Scientists have successfully completed their operation in transplanting human nerve cells into rat brains, resulting in a major breakthrough in medical research.
Human cell pieces took hold inside of the animal brains, attached themselves to the rat's blood supplies, and finally squeezed into the hybrid circuits of the rat brain, enabling them to detect whisker movement patterns and alter the organisms' behavior.
According to Arnold Kriegstein, a developmental neuroscientist at the University of California, San Francisco, the connections between the human and rat cells “demonstrate more substantial integration of the transplanted neurons”, and that “This is a significant advance”, showcasing hope in conducting human to animal transplantation experiments.
The primary objective of this scientific experiment was to uncover new information on debilitating mental and neurological disorders like epilepsy, neuromuscular disorders, cerebral palsy, and even schizophrenia.
“Psychiatric disorders are a huge burden on society and it is very, very clear that we need better models for studying them,” says Sergiu Pasca, a professor of psychiatry at Stanford University. “We see patients and patients’ families that are desperate. There is no time to waste.”
In order to maximize the potential of these cells, Sergiu and his co-workers have decided to transplant human cerebral cells into the brains of baby rats.

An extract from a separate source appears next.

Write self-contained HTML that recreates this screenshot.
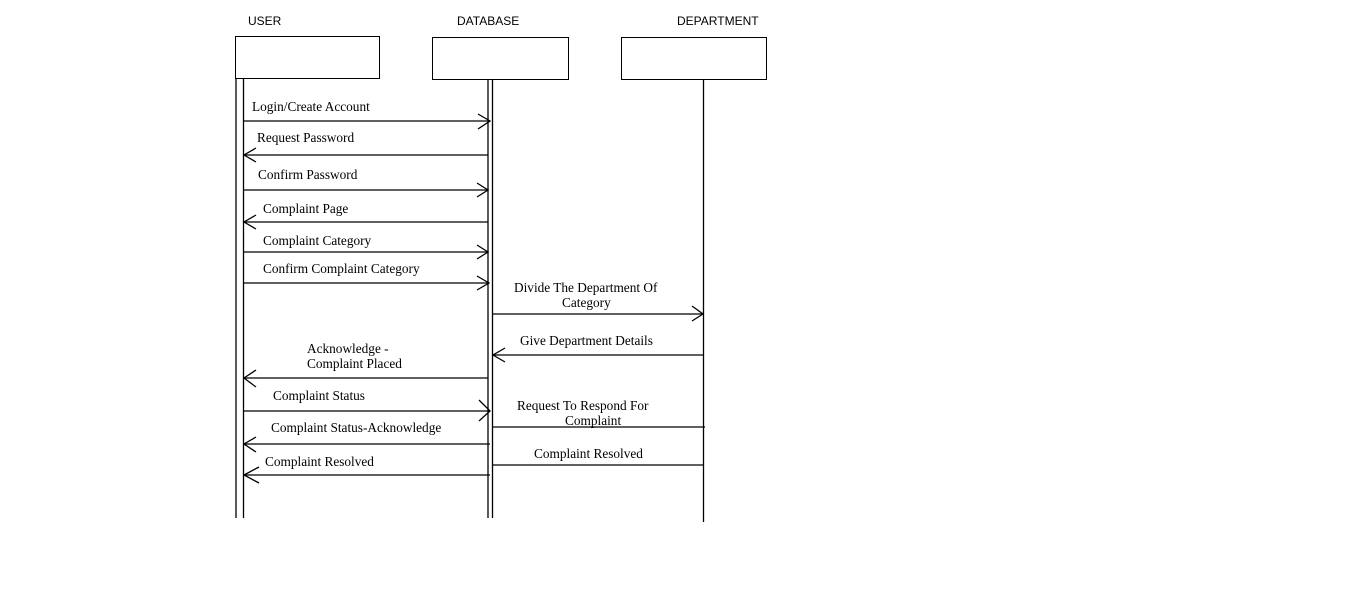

The human organoids had begun to develop inside of their hosts. About three months later, the organoids had grown to about nine times their initial size, eventually covering about a third of one side of the rat's cerebral cortex, the brain's outermost layer. 'It pushes the rat cells aside,' explains Pasca. 'It grows as a group.' Since rat brains provide a multitude of benefits that laboratory petri dishes cannot, such as blood supply, an accurate combination of nutrient content, and stimuli from neighboring cells, these human cells had successfully thrived in the rat brains.
As a result, human nerve cells grew to be larger because of the environmental support compared to the same type of cells cultivated in those dishes. Additionally, rat brain cells also proved to be much more complex, with far more intricate branching structures and also more cell connections known as synapses.

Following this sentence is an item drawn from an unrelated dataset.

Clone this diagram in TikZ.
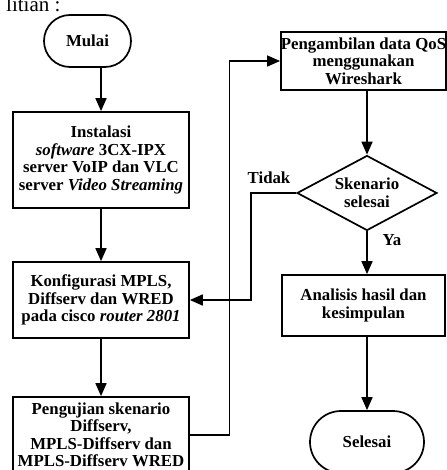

The brain cells appeared to be more mature visually, but Pasca and his peers sought to determine if the nerve cells would behave similarly. Electrical properties tests were also carried out in order to demonstrate that transplanted neurons worked exactly like neuronal cells that develop in human brains than cells grown in dishes.

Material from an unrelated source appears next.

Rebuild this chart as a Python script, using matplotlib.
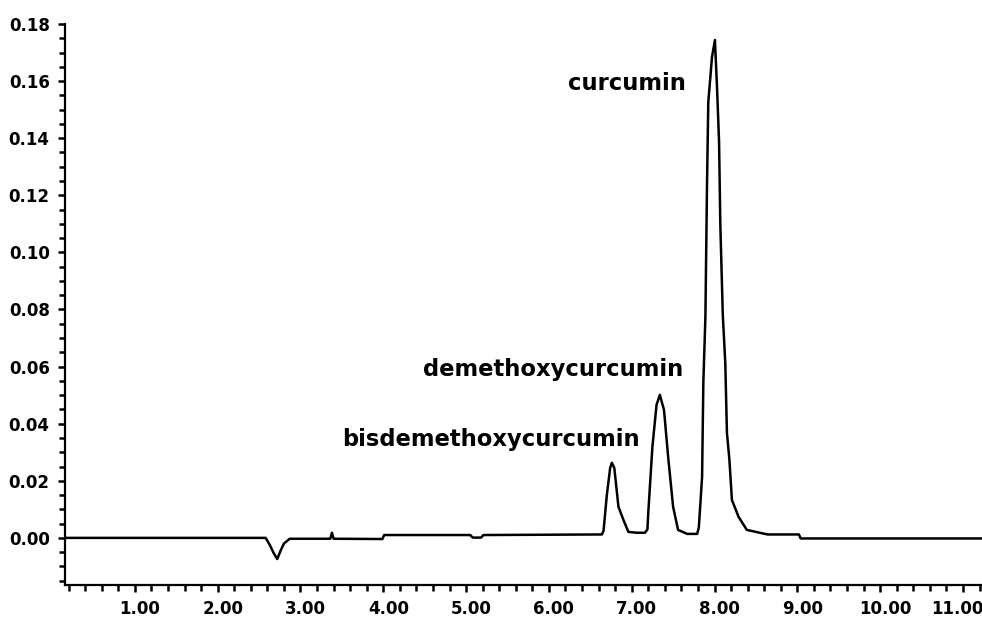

Organoids made from patient-specific cells could one day even serve as test subjects for treatments, Pasca says. “Challenging disorders will require bold approaches,” he added. “We will need to build human models that recapitulate more aspects of the human brain to study these uniquely human conditions.”
With this successful experimentation conducted by these researchers, it all the more shows that human to animal transplantation isn’t entirely impossible. In the near future, we may even witness even more spectacular scientific breakthroughs!